Both Akella’s and Shagun’s loyalties in the novel lie here: with the myths. When Akella moved away from his own family in desperation to Delhi and visited Hrishikesh one day, he got to watch a street theatre group perform. They enacted the tale of Chitrangada, a possibly transgender character from The Mahabharata. Akella was so moved by the intimate spectator-performer relationship that, perhaps in the hope of prolonging it, he asked them if he could join them on their journey. As for Shagun, his own first encounter with myths was his mother reading out stories from The Dravidian Book of Seas and Stargazing, Volume 1. The myth of the sea elephants, a tale of intergenerational trauma, stuck with him forever.
‘Once upon a time, the gods took away the first sea elephant . . . The trauma of that original separation haunts every sea elephant thereafter . . . Only the soul of a drowned child makes their suffering manageable. So their patriarch comes ashore every so often, steals a child, and brings it back with him.’
Akella joined the troupe as escape from his parents’ relentless pressure for marriage. Shagun, on the other hand, turns to the troupe to escape the Hanuman Male Fixing Centre. When Pita-jee hears about Shagun’s relationship with a senior in school – in fact, a non-consensual one for Shagun – he sends someone to enrol him into a 45-day conversion programme for homosexual men. This time, the truth of his unalike identity dawns on him for the first time: “I didn’t know I was an illegal person.” So he seeks refuge in theatre. The people in the troupe – Nandi, Rooh, and Saaya – become his guardian angels. When asked what he wants to do for his first performance, Shagun emphatically replies, “A sea elephant myth, of course.”
A special insider
To read Shagun is to enter his mind. In knowing what exactly he keeps tucked away and hidden from others – and there’s so much of it – you, the reader, feel like a special insider, a VIP. It is perhaps this familial proximity with Shagun – sibling-like, almost – that ensures you don’t realise that he’s growing older. You know, how people you live with often fail to register the changes in your facial structure or the few inches that you’ve grown, while visiting relatives, by virtue of distance, catch them at once. Something similar happens here. Halfway through the book, when Shagun is in fact well past his teenage years, it hits me, Oh! I’m still thinking of him as a young boy of 16!
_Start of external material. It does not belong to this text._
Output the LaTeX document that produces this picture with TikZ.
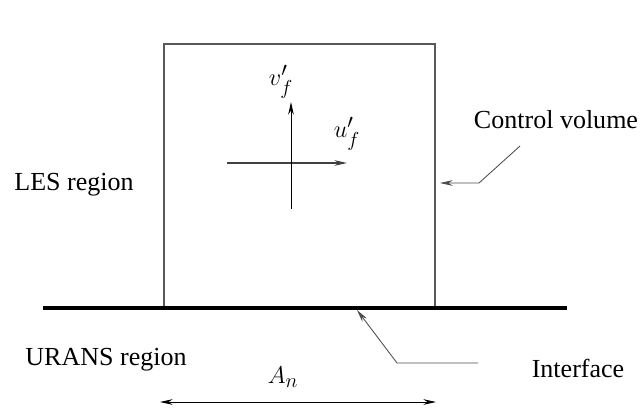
\documentclass[tikz,border=0pt]{standalone}
\usepackage{amsmath}
\usepackage{fontspec}
\setmainfont{Liberation Serif}
\usepackage{tikz}
\usetikzlibrary{
	arrows.meta,
	calc,
	positioning
}
\tikzset{
	lbl/.style={font=\fontsize{18.5}{22}\selectfont, inner sep=0pt},
	mlbl/.style={font=\fontsize{19}{22}\selectfont, inner sep=0pt},
	wall/.style={line width=1pt, black!65},
	leader/.style={line width=0.6pt, black!70},
	tip/.style={-{Stealth[length=9pt, width=4pt]}}
}

\begin{document}
\begin{tikzpicture}[x=0.025cm, y=-0.025cm]
		\useasboundingbox (0,0) rectangle (642,407);
		\coordinate (P1) at (164,44);
		\coordinate (P2) at (435,44);
		\coordinate (Q1) at (164,308);
		\coordinate (Q2) at (435,308);
		\coordinate (I1) at (43,308);
		\coordinate (I2) at (567,308);
		% control volume and interface
		\draw[wall] (Q1)--(P1)--(P2)--(Q2);
		\draw[line width=2.3pt] (I1)--(I2);
		% velocity fluctuations
		\coordinate (H1) at (227,163);
		\coordinate (H2) at (347,163);
		\coordinate (V1) at (291,209);
		\coordinate (V2) at (291,102);
		\draw[tip, line width=0.8pt, black!75] (H1)--(H2);
		\draw[tip, line width=0.7pt] (V1)--(V2);
		\node[mlbl] (vf) at (281,82) {$v'_f$};
		\node[mlbl] (uf) at (347,134) {$u'_f$};
		% labels
		\node[lbl] (les) at (74,185) {LES region};
		\node[lbl] (urans) at (106,360) {URANS region};
		\node[lbl] (cv) at (556,120) {Control volume};
		\node[lbl] (itf) at (578,368) {Interface};
		\node[mlbl] (an) at (283,377) {$A_n$};
		% leaders
		\coordinate (C1) at (520,146);
		\coordinate (C2) at (479,183);
		\coordinate (C3) at (440,183);
		\draw[leader, tip] (C1)--(C2)--(C3);
		\coordinate (F1) at (478,363);
		\coordinate (F2) at (397,363);
		\coordinate (F3) at (357,310);
		\draw[leader, tip] (F1)--(F2)--(F3);
		% width of the control volume
		\coordinate (W1) at (160,402);
		\coordinate (W2) at (436,402);
		\draw[{Stealth[length=9pt, width=4pt]}-{Stealth[length=9pt, width=4pt]}, line width=0.6pt] (W1)--(W2);
	\end{tikzpicture}
\end{document}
It’s not a result of a poorly managed transition on Akella’s part. It is, instead, inevitable because Shagun never completely grows out of certain things from his early years – there are memories that play on endless repeat inside his head.
The guilty memory of Milk and Mud, for example, looms large in Shagun’s head. Despite their mention in every other chapter, their renderings are never ripe enough to not be caricatures. But even as you know little of what their presence was like, Akella makes certain that their absence hits home.
Similarly, the sexual harassment in boarding school distorts the way Shagun wants men to desire his body, and, later, breeds problems of intimacy with his partner. So it hits you, as it must, that even though Shagun is getting on in years, the past has a strong and galling pull on him.
One of the most compelling moments in the novel is when Shagun’s Jewish boyfriend, Marc, recounts to him his family’s migration story to Jew Town in Kerala. Both his mother’s and father’s parents emigrated from Austria to the United States after the first Nazi concentration camp was opened in 1933. His father, a journalist, hears about Jew Town on a college trip to Israel. He decides to write about it, and finds another journalist – Marc’s mother, as it turns out – telling the same story. They fall in love and marry.
About Jews finding refuge in India, Marc says, “Over time, escape routes for my people became fewer and harder to find.” What deeply strikes Shagun is the phrase “my people.” He stays with it. The desire for solidarity comes through as he longingly tastes the two words, “my people”, and fleshes them out over his tongue:
‘In the days to come I’d recall the way he said “my people,” his voice soaring, as if stepping forward to greet them – lives that had not intersected with his, even as their stories, passed down to Marc’s parents and to Marc, cast a shadow on his face.’
In The Sea Elephants, Shagun worries about not being able to ever inhabit his own mind and body fully. But the people who become a part of his life – his troup-mates, Marc, Marc’s friends who become his friends, his mother who eventually comes along – girdle him with patience and love as he slowly comes into his own. “I can be whoever I want to be,” declares Chitrangada, the last costume Shagun puts on in the novel.
The Sea Elephants, Shastri Akella, Penguin India.